TotalRL.com Shop Alert: Last Ordering Date for Free Pre-Xmas Delivery within UK: 2pm Thursday 18th December!!
Rugby League Yearbook 2014/15 The Forbidden Game League Express League Express Gift Card Rugby League World Rugby League World Gift Card
Buy Now £14.99 Buy Now £14.99 / Kindle Print / Digital Subscription Gift Cards Print / Digital Subscription Gift Cards



Photo
- - - - -

Syria and Obama


  • Please log in to reply
351 replies to this topic

#61 ckn

ckn
  • Admin
  • 17,147 posts

Posted 27 August 2013 - 02:20 PM

Let's just, for a moment, imagine that it was a rebel attack.

 

Should we therefore pile in on Assad's side?

It's nothing to do with taking a side, it's to do with flagrantly flaunting the biggest taboo in modern military conflict.  If you stretched credibility to its highest and decided it was the rebels then they deserve a serious smacking down just as much as if it were Assad.  If that means the other side gets a bit of a military tactical advantage then so be it, they get the "advantage" of not being the side to bring WMDs into play.


Arguing with the forum trolls is like playing chess with a pigeon.  No matter how good you are, the bird will **** on the board and strut around like it won anyway


#62 Phil

Phil
  • Coach
  • 2,044 posts

Posted 27 August 2013 - 02:23 PM

While they're both shooting, stabbing, torturing each other with "conventional" weapons we can just let them get on with it. However, when one side plays dirty as it were, there's probably some little known rule that compels intervention. So, instead of a drawn out "can't we all just get along" saga, why not just launch a week of constant, uncompromising bombardment. Give the proper weapons an airing not the ones that cause mild discomfort.

 

 

Wow yeah!!!! sounds like a plan, i mean, why not? Lets make sure that Iran and russia get involved, lets give the Muslin fundamentalists even more reason to whip up the poorly educated and disaffected inner-city youth into thinking the attack is against them and their co-religionists.
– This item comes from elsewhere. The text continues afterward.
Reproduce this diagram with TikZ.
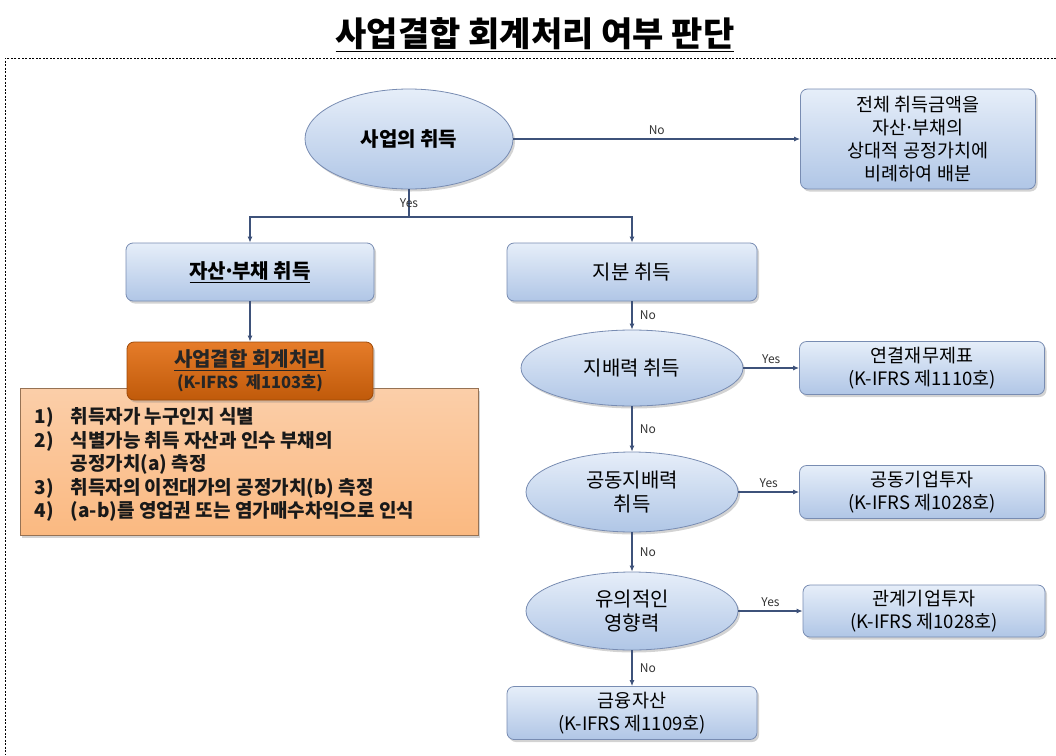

"Freedom without socialism is privilege and injustice, socialism without freedom is slavery and brutality" - Mikhail Bakunin

#63 ckn

ckn
  • Admin
  • 17,147 posts

Posted 27 August 2013 - 02:27 PM

You are not allowed to use subject matter expertise on threads like this! ;) Very interesting read. I remember a couple of chlorine bombs going off in Iraq at the height of secterian violence in 06 but the effects were minimal due to the lack of expertise and delivery capability. This if confirmed in Syria, would require expertise and a robust delivery system to cause such carnage; the rebels do not have that capability. Therefore if Assad had nothing to hide, why would he and his regime prevent the UN Inspectors immediately entering the area to verify what happened?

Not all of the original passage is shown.